Fukushima, Apple, The Manhattan Project, and The Anthropocene
A bunch of interesting stories today:
“Water Leaks on the Fukushima Plant Could Contaminate Entire Pacific Ocean.”
The Faces of Project Y: the security badges for those working on the Manhattan Project.
And in further news from the Orwellian security state: “Apple has patented a piece of technology which would allow government and police to block transmission of information, including video and photographs, from any public gathering or venue they deem ‘sensitive,’ and ‘protected from externalities.'”
The Atlantic has amazing time-lapse satellite images showing the massive changes to the human-built world. An archive of disaster.
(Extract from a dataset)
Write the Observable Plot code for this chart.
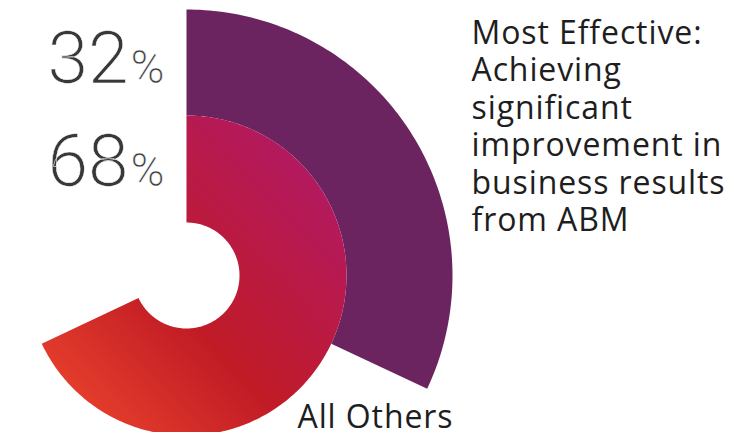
<!DOCTYPE html>
<html>
<head>
<meta charset="utf-8">
<script src="https://cdn.jsdelivr.net/npm/d3@7"></script>
<script src="https://cdn.jsdelivr.net/npm/@observablehq/plot@0.6"></script>
<style>
  html, body { margin: 0; padding: 0; background: #fff; overflow: hidden; }
  #chart svg { display: block; }
</style>
</head>
<body>
<div id="chart"></div>
<script>
// ---- data ----
const categories = ["Most Effective", "All Others"];
const shares = [32, 68];               // percent
const shareLabels = ["32", "68"];
const percentSign = "%";
const descriptions = [
  "Most Effective:\nAchieving\nsignificant\nimprovement in\nbusiness results\nfrom ABM",
  "All Others"
];

// ---- layout (pixels) ----
const W = 756, H = 432;
const CX = 186, CY = 275;     // ring centre
const R = 266;                // outer radius of outer ring
const ringRadii = [[160 / R, 1], [53 / R, 160 / R]]; // [inner, outer] per category

function arcPoints(name, frac, r0, r1) {
  const n = Math.max(2, Math.ceil(frac * 360));
  const pts = [];
  for (let i = 0; i <= n; i++) {
    const a = frac * 2 * Math.PI * i / n;
    pts.push({name, x: r1 * Math.sin(a), y: r1 * Math.cos(a)});
  }
  for (let i = n; i >= 0; i--) {
    const a = frac * 2 * Math.PI * i / n;
    pts.push({name, x: r0 * Math.sin(a), y: r0 * Math.cos(a)});
  }
  return pts;
}

const arcs = categories.map((c, i) => arcPoints(c, shares[i] / 100, ringRadii[i][0], ringRadii[i][1]));

const numFont = "Roboto, Lato, sans-serif";
const txtFont = "'Open Sans', 'Noto Sans', sans-serif";
const thin = {stroke: "#fff", strokeWidth: 0.5, paintOrder: "normal"};

function label(text, opts) {
  return Plot.text([text], {text: d => d, frameAnchor: "top-left", ...opts});
}

const chart = Plot.plot({
  width: W,
  height: H,
  margin: 0,
  x: {domain: [-CX / R, (W - CX) / R], axis: null},
  y: {domain: [-(H - CY) / R, CY / R], axis: null},
  marks: [
    Plot.line(arcs[0], {x: "x", y: "y", fill: "#6c2461", stroke: "none", curve: "linear"}),
    Plot.line(arcs[1], {x: "x", y: "y", fill: "url(#allOthersGrad)", stroke: "none", curve: "linear"}),
    // percentages
    label(shareLabels[0], {dx: 128, dy: 82, lineAnchor: "bottom", textAnchor: "end", fontSize: 73, fontWeight: 300, fontFamily: numFont, fill: "#383838", ...thin}),
    label(percentSign, {dx: 130, dy: 82, lineAnchor: "bottom", textAnchor: "start", fontSize: 46, fontWeight: 300, fontFamily: numFont, fill: "#383838", ...thin}),
    label(shareLabels[1], {dx: 128, dy: 185, lineAnchor: "bottom", textAnchor: "end", fontSize: 73, fontWeight: 300, fontFamily: numFont, fill: "#383838", ...thin}),
    label(percentSign, {dx: 130, dy: 185, lineAnchor: "bottom", textAnchor: "start", fontSize: 46, fontWeight: 300, fontFamily: numFont, fill: "#383838", ...thin}),
    // descriptions
    label(descriptions[0], {dx: 471, dy: 17, lineAnchor: "top", textAnchor: "start", fontSize: 32, lineHeight: 1.169, fontFamily: txtFont, fill: "#1e1e1e"}),
    label(descriptions[1], {dx: 297, dy: 427.5, lineAnchor: "bottom", textAnchor: "start", fontSize: 32, fontFamily: txtFont, fill: "#1e1e1e"})
  ]
});

// slight tracking for the description texts
d3.select(chart).selectAll("g").filter(function () {
  const f = this.getAttribute("font-family");
  return f && f.includes("Open Sans");
}).attr("letter-spacing", "0.9px");

const ns = "http://www.w3.org/2000/svg";
const defs = document.createElementNS(ns, "defs");
defs.innerHTML = `
  <linearGradient id="allOthersGrad" x1="1" y1="0" x2="0" y2="1">
    <stop offset="0.15" stop-color="#b3195f"/>
    <stop offset="0.58" stop-color="#c11b26"/>
    <stop offset="0.92" stop-color="#e8412c"/>
  </linearGradient>`;
chart.prepend(defs);
document.getElementById("chart").appendChild(chart);
</script>
</body>
</html>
And from The Chronicle of Higher Education: “The National Institutes of Health announced on Wednesday that it had reached an agreement to give the family of Henrietta Lacks, an African-American woman who died of cervical cancer in 1951, some control over researchers’ access to the genomic data of cells derived from her tumor, according to The Wall Street Journal.”
Nuclear Activism
To return to one of the main threads of this blog–all things nuclear–which has been going down slightly different paths over the past month, I give you the following excerpt from Devon Fredericksen’s interview with Terry Tempest Williams, activist and author of When Women Were Birds (2013), among many other books:
I believe the first time I found my voice was when I crossed the line at the Nevada Test Site in 1988. It was one year after my mother died. It was one year before my grandmother would die, and I found myself the matriarch of my family at thirty. With the death of my mother, grandmothers, and aunts—nine women in my family have all had mastectomies, seven are dead—you reach a point when you think, “What do I have to lose?” and you become fearless. When I crossed that line at the Nevada Test Site as an act of protest because the United States government was still testing nuclear bombs in the desert—it was a gesture on behalf of the Clan of the One-Breasted Women—my mother, my grandmothers, my aunts. And I didn’t do it alone. I was with hundreds of other women who had suffered losses in Utah as a result of atomic testing, as a result of our nuclear legacy in the West. I crossed that line with Jesuit priests, with Shoshone elders, with native people who had also lost lives because of the radiation fallout in the Shivwits’ lands.